*Short exercise*. Reproduce nothing but the lines from the start of the material through the line that includes "const LABEL_SIZE = 21;", both ends included, and omit every picture.

● ● ● ●

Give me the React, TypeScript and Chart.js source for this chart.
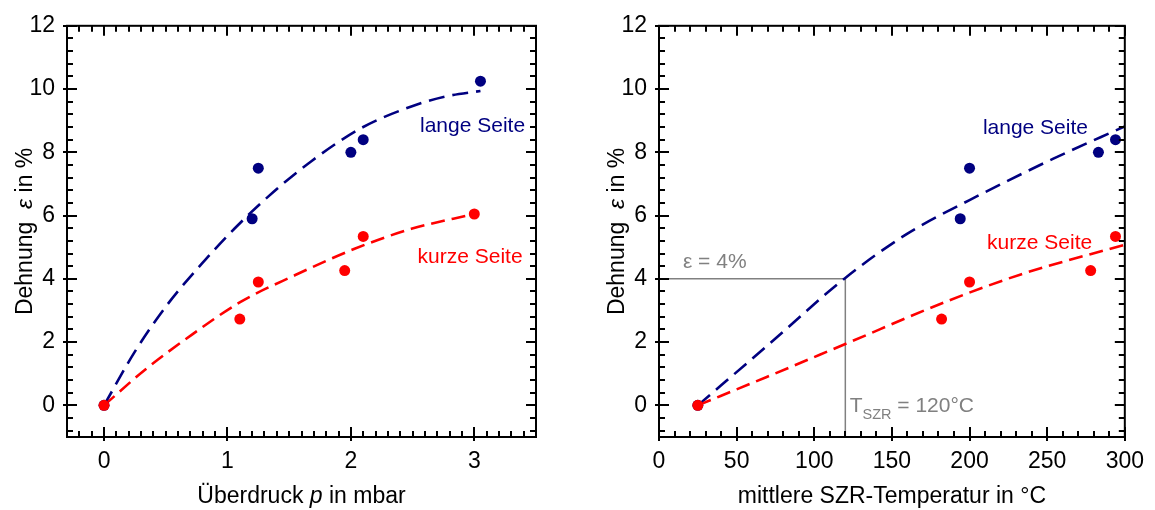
import React, { useEffect, useRef } from 'react';
import { Chart, registerables } from 'chart.js';
Chart.register(...registerables);

const FONT = '"Liberation Sans", Arial, Helvetica, sans-serif';
const NAVY = '#000080';
const RED = '#ff0000';
const GRAY = '#808080';
const TICK_SIZE = 23;
const TITLE_SIZE = 23;
const LABEL_SIZE = 21;

// ---------- left chart: strain vs. overpressure ----------
const pressureLange = [0, 1.2, 1.25, 2.0, 2.1, 3.05];
const strainLange = [0, 5.9, 7.5, 8.0, 8.4, 10.25];
const pressureKurz = [0, 1.1, 1.25, 1.95, 2.1, 3.0];
const strainKurz = [0, 2.73, 3.9, 4.26, 5.34, 6.05];
const fitPressureLange = [0, 0.25, 0.51, 0.82, 1.06, 1.33, 1.68, 2.09, 2.49, 2.76, 3.05];
const fitStrainLange = [0, 1.7, 3.17, 4.6, 5.6, 6.6, 7.72, 8.78, 9.45, 9.76, 9.94];
const fitPressureKurz = [0, 0.33, 0.71, 1.11, 1.55, 2.03, 2.49, 3.0];
const fitStrainKurz = [0, 1.12, 2.23, 3.28, 4.12, 4.95, 5.58, 6.05];
const leftXTicks = [0, 1, 2, 3];

// ---------- right chart: strain vs. mean SZR temperature ----------
const tempLange = [25, 194, 200, 283, 294];
const strainLangeT = [0, 5.9, 7.5, 8.0, 8.4];
const tempKurz = [25, 182, 200, 278, 294];
const strainKurzT = [0, 2.73, 3.9, 4.26, 5.34];
const fitTempLange = [25, 71, 120, 160, 200, 254, 300];
const fitStrainLangeT = [0, 1.94, 4.03, 5.43, 6.49, 7.8, 8.82];
const fitTempKurz = [25, 69, 120, 186, 233, 300];
const fitStrainKurzT = [0, 0.89, 1.94, 3.3, 4.14, 5.08];
const guideTemp = [0, 120, 120];
const guideStrain = [4, 4, -1];
const rightXTicks = [0, 50, 100, 150, 200, 250, 300];

const yTicks = [0, 2, 4, 6, 8, 10, 12];

const zip = (xs: number[], ys: number[]) => xs.map((x, i) => ({ x, y: ys[i] }));

function range(a: number, b: number, step: number) {
  const out: number[] = [];
  const n = Math.round((b - a) / step);
  for (let i = 0; i <= n; i++) out.push(+(a + i * step).toFixed(6));
  return out;
}

type Run = { t: string; italic?: boolean; size?: number; dy?: number };

function drawRuns(ctx: CanvasRenderingContext2D, runs: Run[], x: number, y: number, align: 'left' | 'center', baseSize: number) {
  const fontOf = (r: Run) => `${r.italic ? 'italic ' : ''}${r.size ?? baseSize}px ${FONT}`;
  let total = 0;
  for (const r of runs) {
    ctx.font = fontOf(r);
    total += ctx.measureText(r.t).width;
  }
  let cx = align === 'center' ? x - total / 2 : x;
  ctx.textAlign = 'left';
  ctx.textBaseline = 'alphabetic';
  for (const r of runs) {
    ctx.font = fontOf(r);
    ctx.fillText(r.t, cx, y + (r.dy ?? 0));
    cx += ctx.measureText(r.t).width;
  }
}

const decorPlugin = {
  id: 'decor',
  afterDraw(chart: any, _args: any, opts: any) {
    const { ctx, chartArea: a, scales } = chart;
    const xs = scales.x;
    const ys = scales.y;
    ctx.save();
    ctx.strokeStyle = '#000';
    ctx.lineWidth = 2;
    ctx.lineCap = 'butt';
    const major = 10;
    const minor = 6;
    const out = 4;
    ctx.beginPath();
    for (const v of opts.xMinor) {
      const p = Math.round(xs.getPixelForValue(v));
      ctx.moveTo(p, a.bottom);
      ctx.lineTo(p, a.bottom - minor);
      ctx.moveTo(p, a.top);
      ctx.lineTo(p, a.top + minor);
    }
    for (const v of opts.xMajor) {
      const p = Math.round(xs.getPixelForValue(v));
      ctx.moveTo(p, a.bottom + out);
      ctx.lineTo(p, a.bottom - major);
      ctx.moveTo(p, a.top);
      ctx.lineTo(p, a.top + major);
    }
    for (const v of opts.yMinor) {
      const p = Math.round(ys.getPixelForValue(v));
      ctx.moveTo(a.left, p);
      ctx.lineTo(a.left + minor, p);
      ctx.moveTo(a.right, p);
      ctx.lineTo(a.right - minor, p);
    }
    for (const v of opts.yMajor) {
      const p = Math.round(ys.getPixelForValue(v));
      ctx.moveTo(a.left - out, p);
      ctx.lineTo(a.left + major, p);
      ctx.moveTo(a.right, p);
      ctx.lineTo(a.right - major, p);
    }
    ctx.stroke();
    ctx.strokeRect(a.left, a.top, a.right - a.left, a.bottom - a.top);

    // axis titles
    ctx.fillStyle = '#000';
    drawRuns(ctx, opts.xTitle, (a.left + a.right) / 2, a.bottom + 66, 'center', TITLE_SIZE);
    ctx.save();
    ctx.translate(a.left - 35, (a.top + a.bottom) / 2);
    ctx.rotate(-Math.PI / 2);
    drawRuns(ctx, opts.yTitle, 0, 0, 'center', TITLE_SIZE);
    ctx.restore();

    // in-plot labels
    for (const l of opts.labels) {
      ctx.fillStyle = l.color;
      drawRuns(ctx, l.runs, xs.getPixelForValue(l.x), ys.getPixelForValue(l.y), 'left', LABEL_SIZE);
    }
    ctx.restore();
  },
};

const yTitle: Run[] = [{ t: 'Dehnung  ' }, { t: 'ε', italic: true }, { t: ' in %' }];

function buildConfig(p: any) {
  const pointSet = (data: any, color: string, order: number) => ({
    data,
    showLine: false,
    pointRadius: 5.5,
    pointBackgroundColor: color,
    pointBorderWidth: 0,
    order,
  });
  const lineSet = (data: any, color: string, dash: number[], order: number) => ({
    data,
    showLine: true,
    pointRadius: 0,
    borderColor: color,
    borderWidth: 2.6,
    borderDash: dash,
    cubicInterpolationMode: 'monotone',
    fill: false,
    order,
  });
  const datasets: any[] = [
    pointSet(p.kurzPts, RED, 0),
    pointSet(p.langePts, NAVY, 1),
    lineSet(p.kurzFit, RED, [14, 7], 2),
    lineSet(p.langeFit, NAVY, [16, 8], 3),
  ];
  if (p.guide) {
    datasets.push({
      data: p.guide,
      showLine: true,
      pointRadius: 0,
      borderColor: GRAY,
      borderWidth: 1.5,
      tension: 0,
      order: 4,
    });
  }
  return {
    type: 'scatter',
    data: { datasets },
    plugins: [decorPlugin],
    options: {
      animation: false,
      responsive: false,
      devicePixelRatio: 1,
      events: [],
      layout: { autoPadding: false, padding: { left: 0, top: 23, right: p.padRight, bottom: 0 } },
      plugins: {
        legend: { display: false },
        tooltip: { enabled: false },
        decor: {
          xMajor: p.xTicks,
          xMinor: p.xMinor,
          yMajor: yTicks,
          yMinor: range(-0.8, 11.6, 0.4),
          xTitle: p.xTitle,
          yTitle,
          labels: p.labels,
        },
      },
      scales: {
        x: {
          type: 'linear',
          min: p.xMin,
          max: p.xMax,
          grid: { display: false, drawTicks: false },
          border: { display: false },
          ticks: { color: '#000', font: { size: TICK_SIZE, family: FONT }, padding: 11, maxRotation: 0, autoSkip: false },
          afterBuildTicks: (s: any) => {
            s.ticks = p.xTicks.map((v: number) => ({ value: v }));
          },
          afterFit: (s: any) => {
            s.height = 73;
          },
        },
        y: {
          type: 'linear',
          min: -1,
          max: 12,
          grid: { display: false, drawTicks: false },
          border: { display: false },
          ticks: { color: '#000', font: { size: TICK_SIZE, family: FONT }, padding: 12, autoSkip: false },
          afterBuildTicks: (s: any) => {
            s.ticks = yTicks.map((v) => ({ value: v }));
          },
          afterFit: (s: any) => {
            s.width = p.yWidth;
          },
        },
      },
    },
  };
}

function ChartCanvas({ config, width, left }: { config: any; width: number; left: number }) {
  const ref = useRef<HTMLCanvasElement>(null);
  useEffect(() => {
    if (!ref.current) return;
    const chart = new Chart(ref.current, config);
    return () => chart.destroy();
  }, []);
  return (
    <canvas
      ref={ref}
      width={width}
      height={510}
      style={{ position: 'absolute', left, top: 0, width, height: 510 }}
    />
  );
}

export default function App() {
  const leftConfig = buildConfig({
    langePts: zip(pressureLange, strainLange),
    kurzPts: zip(pressureKurz, strainKurz),
    langeFit: zip(fitPressureLange, fitStrainLange),
    kurzFit: zip(fitPressureKurz, fitStrainKurz),
    xMin: -0.3,
    xMax: 3.5,
    xTicks: leftXTicks,
    xMinor: range(-0.3, 3.5, 0.1),
    padRight: 41,
    yWidth: 67,
    xTitle: [{ t: 'Überdruck ' }, { t: 'p', italic: true }, { t: ' in mbar' }],
    labels: [
      { x: 2.56, y: 8.63, color: NAVY, runs: [{ t: 'lange Seite' }] },
      { x: 2.54, y: 4.49, color: RED, runs: [{ t: 'kurze Seite' }] },
    ],
  });
  const rightConfig = buildConfig({
    langePts: zip(tempLange, strainLangeT),
    kurzPts: zip(tempKurz, strainKurzT),
    langeFit: zip(fitTempLange, fitStrainLangeT),
    kurzFit: zip(fitTempKurz, fitStrainKurzT),
    guide: zip(guideTemp, guideStrain),
    xMin: 0,
    xMax: 300,
    xTicks: rightXTicks,
    xMinor: range(0, 300, 10),
    padRight: 27,
    yWidth: 82,
    xTitle: [{ t: 'mittlere SZR-Temperatur in °C' }],
    labels: [
      { x: 208.6, y: 8.59, color: NAVY, runs: [{ t: 'lange Seite' }] },
      { x: 211.3, y: 4.95, color: RED, runs: [{ t: 'kurze Seite' }] },
      { x: 15.4, y: 4.34, color: GRAY, runs: [{ t: 'ε = 4%' }] },
      {
        x: 122.8,
        y: -0.21,
        color: GRAY,
        runs: [{ t: 'T' }, { t: 'SZR', size: 14.5, dy: 6.5 }, { t: ' = 120°C' }],
      },
    ],
  });
  return (
    <div style={{ position: 'absolute', left: 0, top: 0, width: 1155, height: 510, background: '#fff', overflow: 'hidden' }}>
      <ChartCanvas config={leftConfig} width={577} left={0} />
      <ChartCanvas config={rightConfig} width={578} left={577} />
    </div>
  );
}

● ● ● ●

*Solution to this exercise*.
Give me the React, TypeScript and Chart.js source for this chart.
import React, { useEffect, useRef } from 'react';
import { Chart, registerables } from 'chart.js';
Chart.register(...registerables);

const FONT = '"Liberation Sans", Arial, Helvetica, sans-serif';
const NAVY = '#000080';
const RED = '#ff0000';
const GRAY = '#808080';
const TICK_SIZE = 23;
const TITLE_SIZE = 23;
const LABEL_SIZE = 21;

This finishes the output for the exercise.